Output the material exactly, but drop every image it holds.

......

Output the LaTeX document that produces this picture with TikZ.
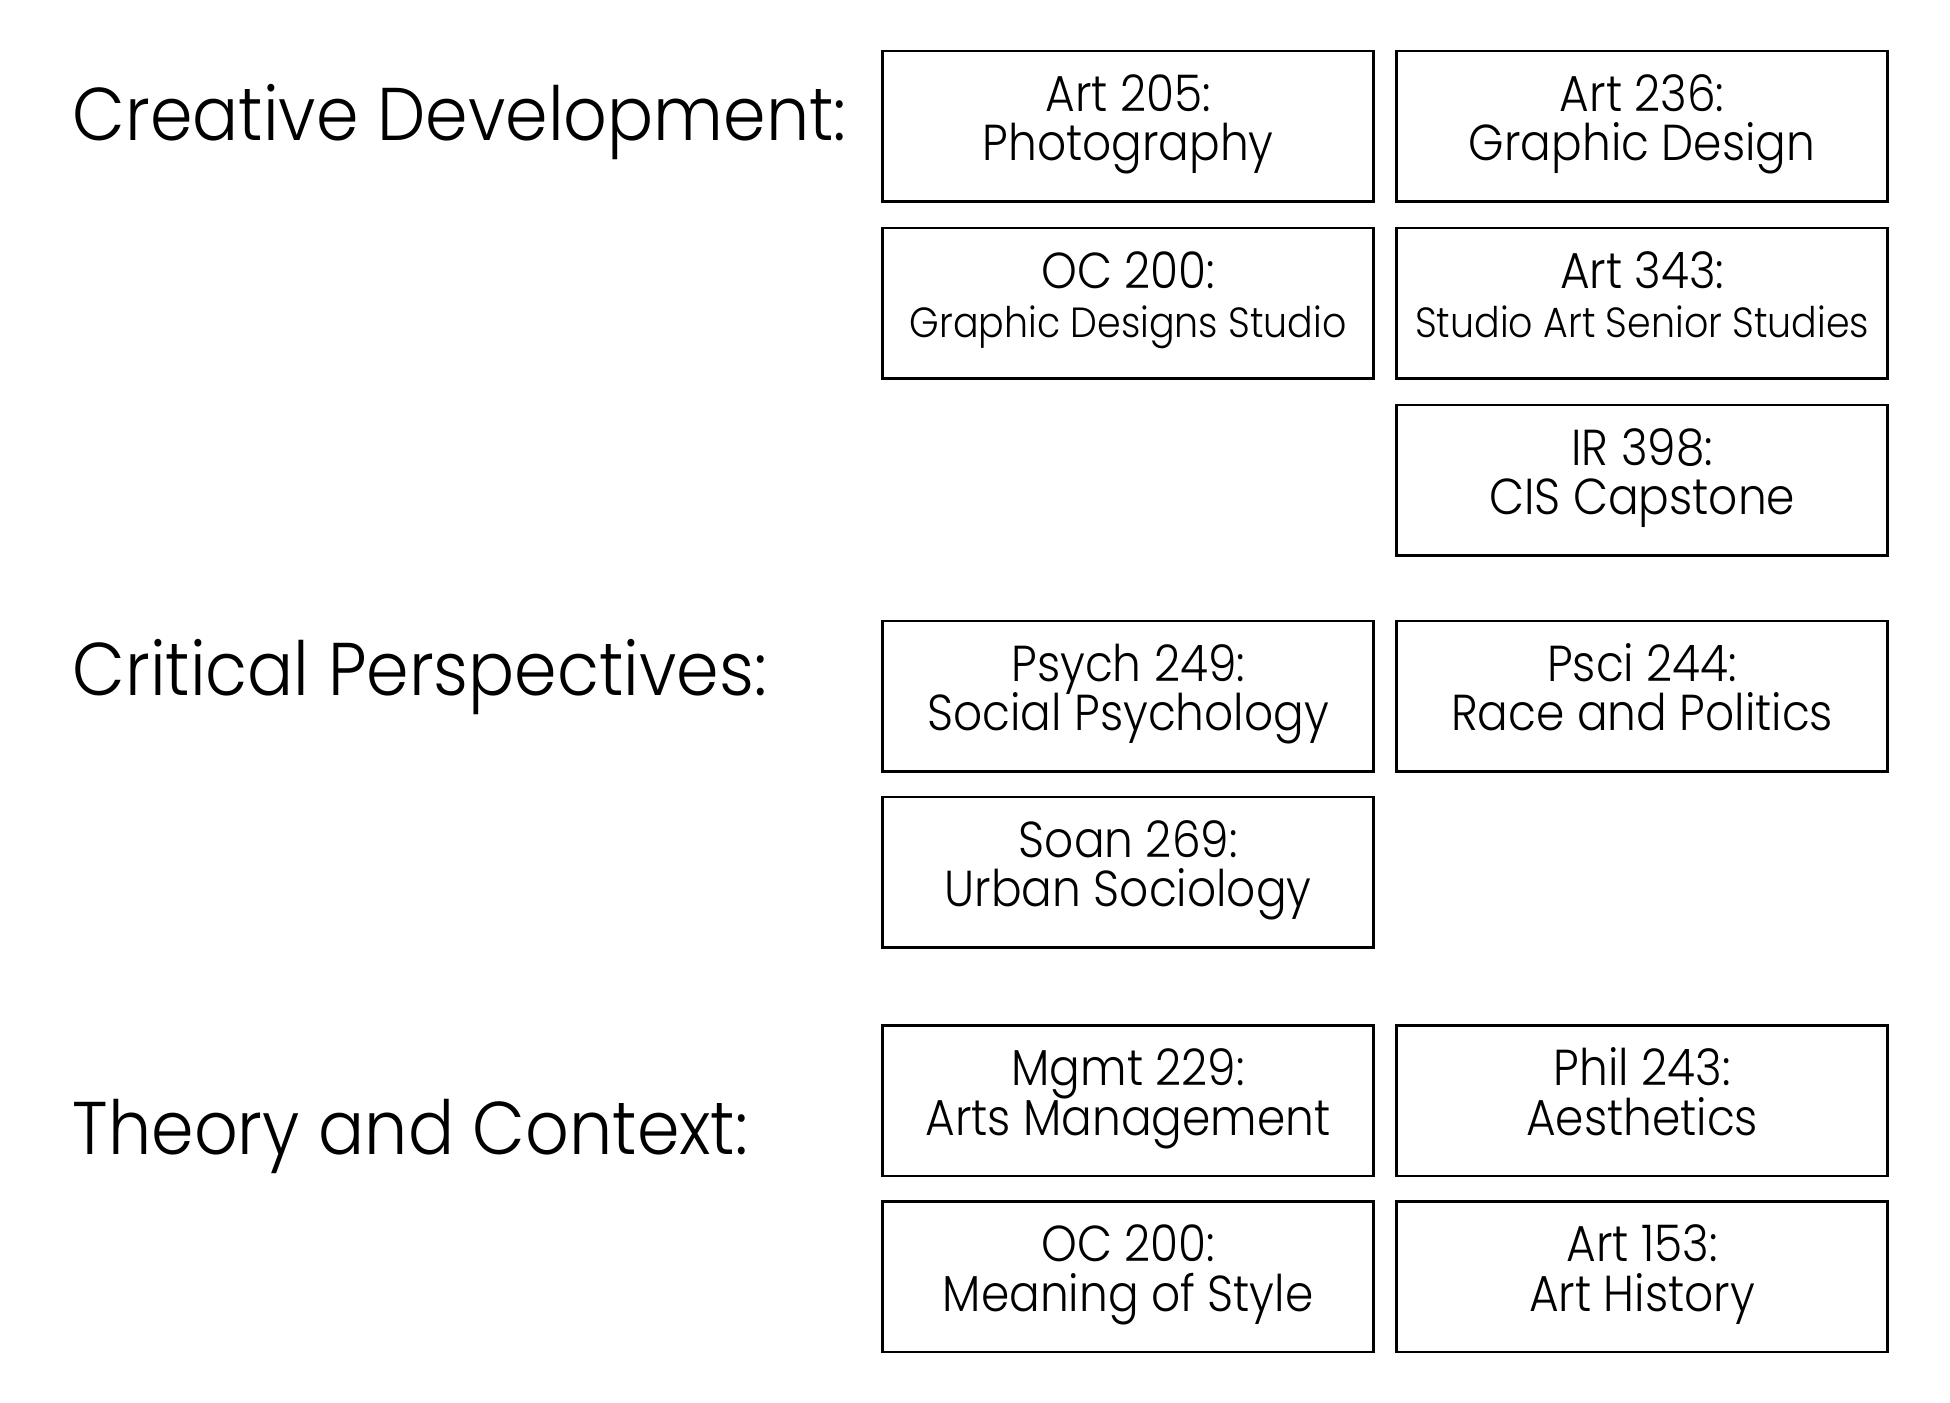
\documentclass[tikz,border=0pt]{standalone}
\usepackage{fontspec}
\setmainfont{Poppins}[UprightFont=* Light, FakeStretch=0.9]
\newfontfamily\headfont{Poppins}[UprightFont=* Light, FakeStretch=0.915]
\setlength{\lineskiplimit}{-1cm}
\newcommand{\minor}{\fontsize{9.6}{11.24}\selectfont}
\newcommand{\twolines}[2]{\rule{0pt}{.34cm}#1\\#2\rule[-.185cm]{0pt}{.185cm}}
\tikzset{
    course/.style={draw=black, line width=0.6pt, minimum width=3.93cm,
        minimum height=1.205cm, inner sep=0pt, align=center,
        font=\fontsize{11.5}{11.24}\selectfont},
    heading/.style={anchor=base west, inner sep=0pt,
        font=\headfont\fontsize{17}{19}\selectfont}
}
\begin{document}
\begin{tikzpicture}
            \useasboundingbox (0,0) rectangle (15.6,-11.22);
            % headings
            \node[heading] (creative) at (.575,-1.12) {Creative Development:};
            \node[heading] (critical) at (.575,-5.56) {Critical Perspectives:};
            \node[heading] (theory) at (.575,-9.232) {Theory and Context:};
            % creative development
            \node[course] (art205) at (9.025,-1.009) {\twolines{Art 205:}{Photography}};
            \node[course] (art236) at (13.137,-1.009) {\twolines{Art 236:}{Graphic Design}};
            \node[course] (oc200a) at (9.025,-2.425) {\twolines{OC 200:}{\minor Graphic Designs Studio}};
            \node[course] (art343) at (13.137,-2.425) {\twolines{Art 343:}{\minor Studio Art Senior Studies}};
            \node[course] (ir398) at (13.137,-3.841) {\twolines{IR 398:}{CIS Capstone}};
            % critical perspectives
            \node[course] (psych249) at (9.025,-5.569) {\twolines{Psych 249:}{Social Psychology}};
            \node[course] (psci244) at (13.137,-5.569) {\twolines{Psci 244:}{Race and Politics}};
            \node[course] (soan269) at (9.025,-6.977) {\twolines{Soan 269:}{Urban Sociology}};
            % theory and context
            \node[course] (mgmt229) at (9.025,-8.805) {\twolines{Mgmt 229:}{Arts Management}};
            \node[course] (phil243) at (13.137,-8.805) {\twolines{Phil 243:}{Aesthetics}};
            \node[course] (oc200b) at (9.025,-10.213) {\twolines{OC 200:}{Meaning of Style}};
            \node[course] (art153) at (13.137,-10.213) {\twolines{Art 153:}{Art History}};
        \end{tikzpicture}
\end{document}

......

### Result for this task
Output the LaTeX document that produces this picture with TikZ.
\documentclass[tikz,border=0pt]{standalone}
\usepackage{fontspec}
\setmainfont{Poppins}[UprightFont=* Light, FakeStretch=0.9]
\newfontfamily\headfont{Poppins}[UprightFont=* Light, FakeStretch=0.915]
\setlength{\lineskiplimit}{-1cm}
\newcommand{\minor}{\fontsize{9.6}{11.24}\selectfont}
\newcommand{\twolines}[2]{\rule{0pt}{.34cm}#1\\#2\rule[-.185cm]{0pt}{.185cm}}
\tikzset{
    course/.style={draw=black, line width=0.6pt, minimum width=3.93cm,
        minimum height=1.205cm, inner sep=0pt, align=center,
        font=\fontsize{11.5}{11.24}\selectfont},
    heading/.style={anchor=base west, inner sep=0pt,
        font=\headfont\fontsize{17}{19}\selectfont}
}
\begin{document}
\begin{tikzpicture}
            \useasboundingbox (0,0) rectangle (15.6,-11.22);
            % headings
            \node[heading] (creative) at (.575,-1.12) {Creative Development:};
            \node[heading] (critical) at (.575,-5.56) {Critical Perspectives:};
            \node[heading] (theory) at (.575,-9.232) {Theory and Context:};
            % creative development
            \node[course] (art205) at (9.025,-1.009) {\twolines{Art 205:}{Photography}};
            \node[course] (art236) at (13.137,-1.009) {\twolines{Art 236:}{Graphic Design}};
            \node[course] (oc200a) at (9.025,-2.425) {\twolines{OC 200:}{\minor Graphic Designs Studio}};
            \node[course] (art343) at (13.137,-2.425) {\twolines{Art 343:}{\minor Studio Art Senior Studies}};
            \node[course] (ir398) at (13.137,-3.841) {\twolines{IR 398:}{CIS Capstone}};
            % critical perspectives
            \node[course] (psych249) at (9.025,-5.569) {\twolines{Psych 249:}{Social Psychology}};
            \node[course] (psci244) at (13.137,-5.569) {\twolines{Psci 244:}{Race and Politics}};
            \node[course] (soan269) at (9.025,-6.977) {\twolines{Soan 269:}{Urban Sociology}};
            % theory and context
            \node[course] (mgmt229) at (9.025,-8.805) {\twolines{Mgmt 229:}{Arts Management}};
            \node[course] (phil243) at (13.137,-8.805) {\twolines{Phil 243:}{Aesthetics}};
            \node[course] (oc200b) at (9.025,-10.213) {\twolines{OC 200:}{Meaning of Style}};
            \node[course] (art153) at (13.137,-10.213) {\twolines{Art 153:}{Art History}};
        \end{tikzpicture}
\end{document}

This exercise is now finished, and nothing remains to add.